FEMA hasn't said how many trailers it has available after Florence, but agency officials have said they're better prepared this hurricane season than in the past.
The long-term recovery will take years. Although more than $740 million in federal, state and local funds have been spent to address Matthew's damages, North Carolina officials are still working to distribute $236 million allocated by the federal government last year to help reimburse or pay for extensive home repairs.
Jackie and Quinton Washington lost their home in Lumberton, North Carolina, to flooding during Matthew. They finished rebuilding last October. Then on Friday the couple and their two children evacuated again as the Lumber River began overflowing.

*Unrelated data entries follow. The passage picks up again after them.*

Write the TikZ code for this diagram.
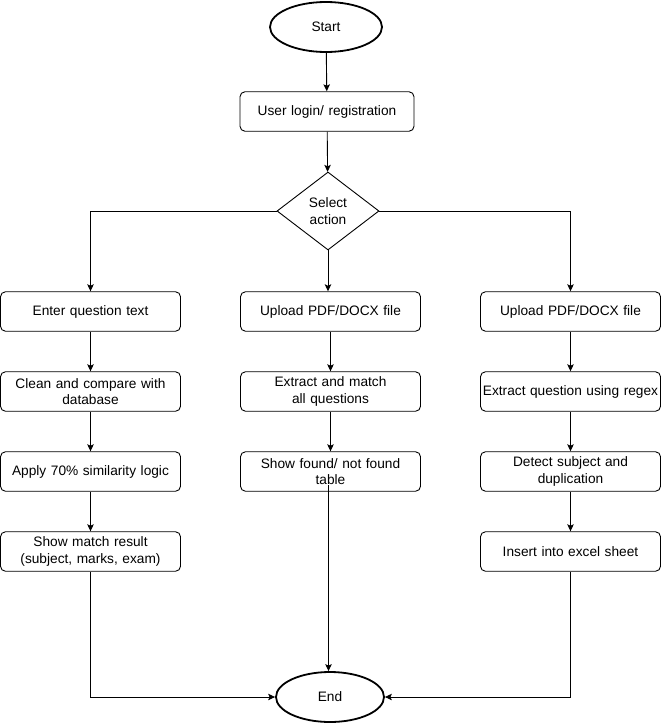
\documentclass[tikz,border=0pt]{standalone}
\usepackage{fontspec}
\setmainfont{Liberation Sans}
\usetikzlibrary{shapes.geometric,arrows.meta,calc}
\begin{document}
\begin{tikzpicture}[x=1pt,y=-1pt,
  every node/.style={font=\fontsize{13.7}{16.5}\selectfont, text=black},
  proc/.style={draw, rounded corners=5pt, line width=0.9pt, minimum width=180pt, minimum height=39.5pt, inner sep=1pt, align=center, text width=178pt},
  term/.style={draw, ellipse, line width=1.8pt, inner sep=0pt},
  dec/.style={draw, diamond, line width=0.9pt, minimum width=102pt, minimum height=78pt, inner sep=0pt, align=center},
  conn/.style={line width=0.9pt, -{Stealth[length=7pt,width=6.5pt,inset=1.5pt]}},
  plain/.style={line width=0.9pt}]
\useasboundingbox (0,0) rectangle (661,723);
\node[term, minimum width=112pt, minimum height=50pt] (start) at (326,27) {Start};
\node[proc, minimum width=174pt, text width=172pt] (login) at (327,111.5) {User login/ registration};
\node[dec] (dia) at (328,211) {Select\\action};

\node[proc] (a1) at (90.5,311.5) {Enter question text};
\node[proc] (a2) at (90.5,391.5) {Clean and compare with\\database};
\node[proc] (a3) at (90.5,471.5) {Apply 70\% similarity logic};
\node[proc] (a4) at (90.5,551.5) {Show match result\\(subject, marks, exam)};

\node[proc] (b1) at (330.5,311.5) {Upload PDF/DOCX file};
\node[proc] (b2) at (330.5,391.5) {Extract and match\\all questions};
\node[proc] (b3) at (330.5,471.5) {Show found/ not found\\table};

\node[proc] (c1) at (570.5,311.5) {Upload PDF/DOCX file};
\node[proc] (c2) at (570.5,391.5) {Extract question using regex};
\node[proc] (c3) at (570.5,471.5) {Detect subject and\\duplication};
\node[proc] (c4) at (570.5,551.5) {Insert into excel sheet};

\node[term, minimum width=108pt, minimum height=50pt] (end) at (330,697) {End};

\draw[conn] (start) -- (login);
\draw[conn] (login) -- (dia);
\draw[conn] (dia.west) -| (a1.north);
\draw[conn] (dia.south) -- (dia.south |- b1.north);
\draw[conn] (dia.east) -| (c1.north);

\draw[conn] (a1) -- (a2);
\draw[conn] (a2) -- (a3);
\draw[conn] (a3) -- (a4);
\draw[conn] (b1) -- (b2);
\draw[conn] (b2) -- (b3);
\draw[conn] (c1) -- (c2);
\draw[conn] (c2) -- (c3);
\draw[conn] (c3) -- (c4);

\coordinate (m) at (328.5,485);
\draw[conn] (m) -- (m |- end.north);
\draw[conn] (a4.south) |- (end.west);
\draw[conn] (c4.south) |- (end.east);
\end{tikzpicture}
\end{document}
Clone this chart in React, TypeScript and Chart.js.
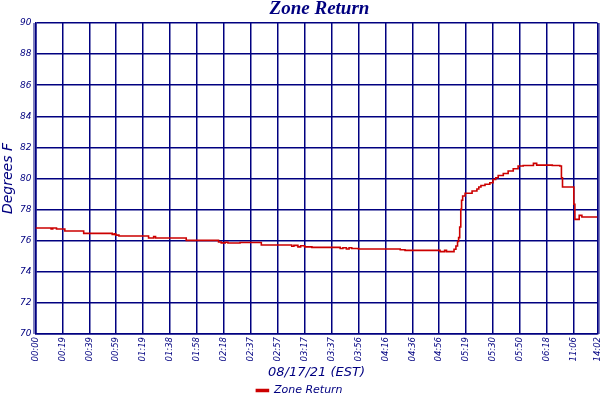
import React, { useEffect, useRef } from "react";
import { Chart, registerables } from "chart.js";

Chart.register(...registerables);

// Time labels for each vertical grid line (tick positions 0..20 and the final one)
const tickLabels = [
  "00:00", "00:19", "00:39", "00:59", "01:19", "01:38", "01:58", "02:18",
  "02:37", "02:57", "03:17", "03:37", "03:56", "04:16", "04:36", "04:56",
  "05:19", "05:30", "05:50", "06:18", "11:06", "14:02",
];
const tickPositions = [
  0, 1, 2, 3, 4, 5, 6, 7, 8, 9, 10, 11, 12, 13, 14, 15, 16, 17, 18, 19, 20, 20.88,
];

// Sample positions (in grid-interval units) where the reading changes
const sampleX = [
  0, 0.58, 0.64, 0.78, 1.09, 1.79, 2.85, 2.92, 2.98, 3.1,
  4.2, 4.39, 4.46, 5.6, 6.8, 6.9, 7.05, 7.15, 7.6, 8.39,
  9.52, 9.6, 9.75, 9.85, 10.0, 10.27, 11.32, 11.42, 11.55, 11.65,
  11.75, 12.0, 13.55, 13.73, 15.03, 15.2, 15.27, 15.55, 15.62, 15.68,
  15.72, 15.76, 15.8, 15.83, 15.87, 15.96, 16.22, 16.4, 16.47, 16.55,
  16.7, 16.88, 17.0, 17.1, 17.19, 17.38, 17.56, 17.75, 17.93, 18.12,
  18.5, 18.62, 19.2, 19.48, 19.54, 19.58, 20.0, 20.04, 20.2, 20.3,
  20.88,
];
// Zone Return temperature (°F)
const zoneReturn = [
  76.82, 76.76, 76.82, 76.75, 76.62, 76.47, 76.4, 76.45, 76.36, 76.3,
  76.17, 76.26, 76.17, 76.02, 75.92, 75.86, 75.9, 75.85, 75.88, 75.72,
  75.64, 75.7, 75.6, 75.68, 75.6, 75.57, 75.5, 75.55, 75.47, 75.55,
  75.5, 75.47, 75.42, 75.38, 75.3, 75.38, 75.3, 75.45, 75.66, 75.95,
  76.2, 76.88, 78.02, 78.6, 78.87, 79.05, 79.2, 79.32, 79.45, 79.55,
  79.63, 79.73, 79.94, 80.05, 80.19, 80.32, 80.48, 80.63, 80.8, 80.84,
  80.97, 80.86, 80.84, 80.8, 80.05, 79.45, 78.34, 77.37, 77.63, 77.52,
  77.52,
];

const yMin = 70;
const yMax = 90;
const yStep = 2;

const NAVY = "#000080";
const RED = "#cc0000";

const titlePlugin = {
  id: "centeredTitle",
  afterDraw(chart: any) {
    const { ctx, chartArea } = chart;
    ctx.save();
    ctx.font = 'bold italic 19px "Liberation Serif"';
    ctx.fillStyle = NAVY;
    ctx.textAlign = "center";
    ctx.textBaseline = "alphabetic";
    ctx.fillText("Zone Return", (chartArea.left + chartArea.right) / 2 + 3, 14);
    ctx.restore();
  },
};

// Thin second line just outside the left and right plot edges (double frame)
const framePlugin = {
  id: "doubleFrame",
  afterDraw(chart: any) {
    const { ctx, chartArea } = chart;
    ctx.save();
    ctx.strokeStyle = NAVY;
    ctx.lineWidth = 1;
    ctx.beginPath();
    ctx.moveTo(chartArea.left - 1.5, chartArea.top);
    ctx.lineTo(chartArea.left - 1.5, chartArea.bottom);
    ctx.moveTo(chartArea.right + 1.5, chartArea.top);
    ctx.lineTo(chartArea.right + 1.5, chartArea.bottom);
    ctx.stroke();
    ctx.restore();
  },
};

export default function App() {
  const canvasRef = useRef<HTMLCanvasElement | null>(null);

  useEffect(() => {
    document.body.style.margin = "0";
    const canvas = canvasRef.current;
    if (!canvas) return;
    const data = sampleX.map((x, i) => ({ x, y: zoneReturn[i] }));
    const chart = new Chart(canvas, {
      type: "line",
      data: {
        datasets: [
          {
            label: "Zone Return",
            data,
            borderColor: RED,
            backgroundColor: RED,
            borderWidth: 1.6,
            pointRadius: 0,
            stepped: "before",
          },
        ],
      },
      plugins: [titlePlugin, framePlugin],
      options: {
        responsive: false,
        animation: false,
        devicePixelRatio: 1,
        layout: { padding: { top: 23, left: 1.5, right: 2.5, bottom: -6 } },
        plugins: {
          title: { display: false },
          tooltip: { enabled: false },
          legend: {
            display: true,
            position: "bottom",
            labels: {
              color: NAVY,
              boxWidth: 12,
              boxHeight: 2,
              padding: 0,
              font: { family: '"DejaVu Sans"', size: 11, style: "italic" },
            },
          },
        },
        scales: {
          x: {
            type: "linear",
            min: 0,
            max: tickPositions[tickPositions.length - 1],
            afterBuildTicks(scale: any) {
              scale.ticks = tickPositions.map((v) => ({ value: v }));
            },
            afterFit(scale: any) {
              scale.height = 51;
              scale.paddingLeft = 0;
              scale.paddingRight = 0;
            },
            ticks: {
              autoSkip: false,
              maxRotation: 90,
              minRotation: 90,
              padding: 3,
              color: NAVY,
              font: { family: '"DejaVu Sans"', size: 8.5, style: "italic" },
              callback: (_v: any, i: number) => tickLabels[i],
            },
            grid: { color: NAVY, lineWidth: 1.5, drawTicks: false },
            border: { display: true, color: NAVY, width: 1.5 },
            title: {
              display: true,
              text: "08/17/21 (EST)",
              color: NAVY,
              padding: { top: 0, bottom: 6 },
              font: { family: '"DejaVu Sans"', size: 13, style: "italic", lineHeight: 1 },
            },
          },
          y: {
            min: yMin,
            max: yMax,
            afterFit(scale: any) {
              scale.width = 34;
            },
            ticks: {
              stepSize: yStep,
              padding: 4,
              color: NAVY,
              font: { family: '"DejaVu Sans"', size: 9, style: "italic" },
            },
            grid: { color: NAVY, lineWidth: 1.5, drawTicks: false },
            border: { display: true, color: NAVY, width: 1.5 },
            title: {
              display: true,
              text: "Degrees F",
              color: NAVY,
              padding: { top: 0, bottom: 0 },
              font: { family: '"DejaVu Sans"', size: 14, style: "italic", lineHeight: 1 },
            },
          },
        },
      },
    });
    return () => chart.destroy();
  }, []);

  return (
    <div style={{ width: 600, height: 400 }}>
      <canvas ref={canvasRef} width={600} height={400} />
    </div>
  );
}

Even before the river crested, photos from neighbors showed the Washingtons' house surrounded by water Monday, with the river still expected to rise several more feet.
"So it's pretty much we've lost the house again. There' no doubt about it," Jackie said from her mother's home in Rock Hill.
She said her family should be fine staying with relatives, as they did after Matthew. Their greatest worry is affording another round of rebuilding. FEMA gave the Washingtons $20,000 two years ago, not nearly enough to cover the cost, she said. They couldn't afford flood or homeowners insurance then, and they don't have it now. Every extra dollar the couple had went into rebuilding the first time around.
"Our whole life savings is in that house," Jackie said. "And now it's gone again."
Associated Press writers Meg Kinnard and Colleen Long contributed to this story.